Bronze Sculptor Jean Jacques Porret’s Intuitive Approach

Vivace II
“Vivace II”
Edition of 3, size 52 x 28 x 46 in
Jean Jacques Porret

Most of Jean Jacques Porret’s abstract contemporary sculptures begin with a simple sketch, even sometimes just a scribble. If the drawing, loosely playing off the human form, proves compelling, he may return to it–tracing and retracing certain lines, reinforcing some lines or forms while others recede or merge. He visualizes the forms in three dimensions and ultimately commits the image to clay in his Chicago-based home studio. There he pursues a particular proportion, fluid curves, an inner balance, some ineffable sense of “rightness” until the piece feels whole, which he describes as “rhythm in space.” While Porret’s sculptures are often named for attitudes–such as “Flirt,” “Flamboyante,” and “Galantry”–or musical elements–such as “Farandole,” “Fugue,” and “Boheme”–the works themselves defy definition, born out of and appealing to more intuitive interpretations.

Opulence
“Opulence”
Edition of 5, size 19 in height
Jean Jacques Porret

Since the 1970s, many of Porret’s pieces, cast in bronze and averaging 10 to 18 inches tall, have found their way to tabletops and galleries around the world. Others, enlarged to three or more times their original size, populate outdoor private gardens. Permanent homes include galleries in Michigan, Florida, and Colorado and with clients such as Chicago’s luxury Peninsula Hotel. Regardless of their destiny, however, Porret’s goal is the same: “I create sculptures that I like to live with, which are pleasing to the eyes and touch. Proportion is essential to that. Whether it’s a piece of furniture, a car or a sculpture, that’s what I am looking for.”

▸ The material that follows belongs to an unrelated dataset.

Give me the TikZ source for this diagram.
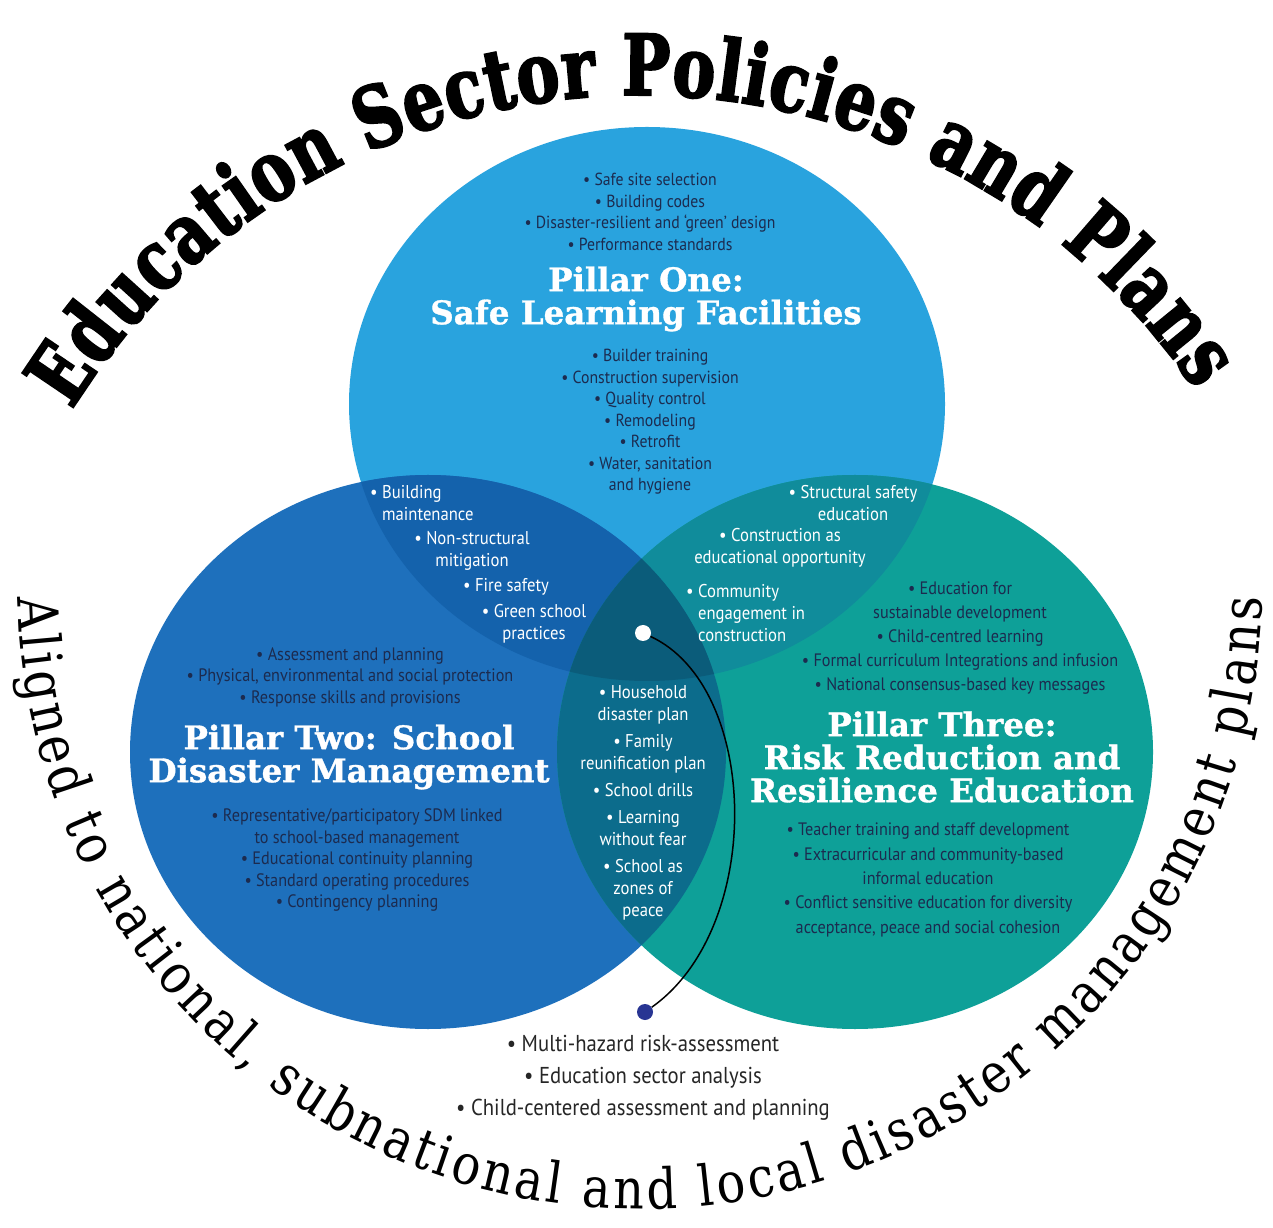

Consistent with the Swiss-born artist’s intuitive process, Porret, while practiced in stone carving and other sculpting methods, prefers the sensual—if unpredictable—outcome of bronze cast in the lost wax technique, where each step is more demanding and more risky than any other sculpting method. That’s not to say that Porret, an engineer by training, leaves much to chance. “It does help me to understand how things fit together,” he says, but that’s where the value of his formal training ends.

Pretense
“Pretens”
Edition of 3, size 7 x 7 x 16 ½ in
Jean Jacques Porret

 

While Porret’s early sculptures reveal influences from Giacometti, Arp, Moore, and others, today’s sculptures are more fluid, more full and free from outside influences. “It is extremely difficult not to be influenced,” Porret says and today his sculptures are his own. While pieces such as “Farandole,” “Vivace,” and “Compromise” reveal aesthetic and geometric silhouettes, others such as “Opulence,” “Rocambolesque,” and “Devotion” find Porret striking bold horizontal lines through the figures, disrupting the otherwise integral forms.

Porret’s characteristic intuitive approach just may be the key to his technique. “It’s all a continuation of where I started,” he says of his fiercely independent vision.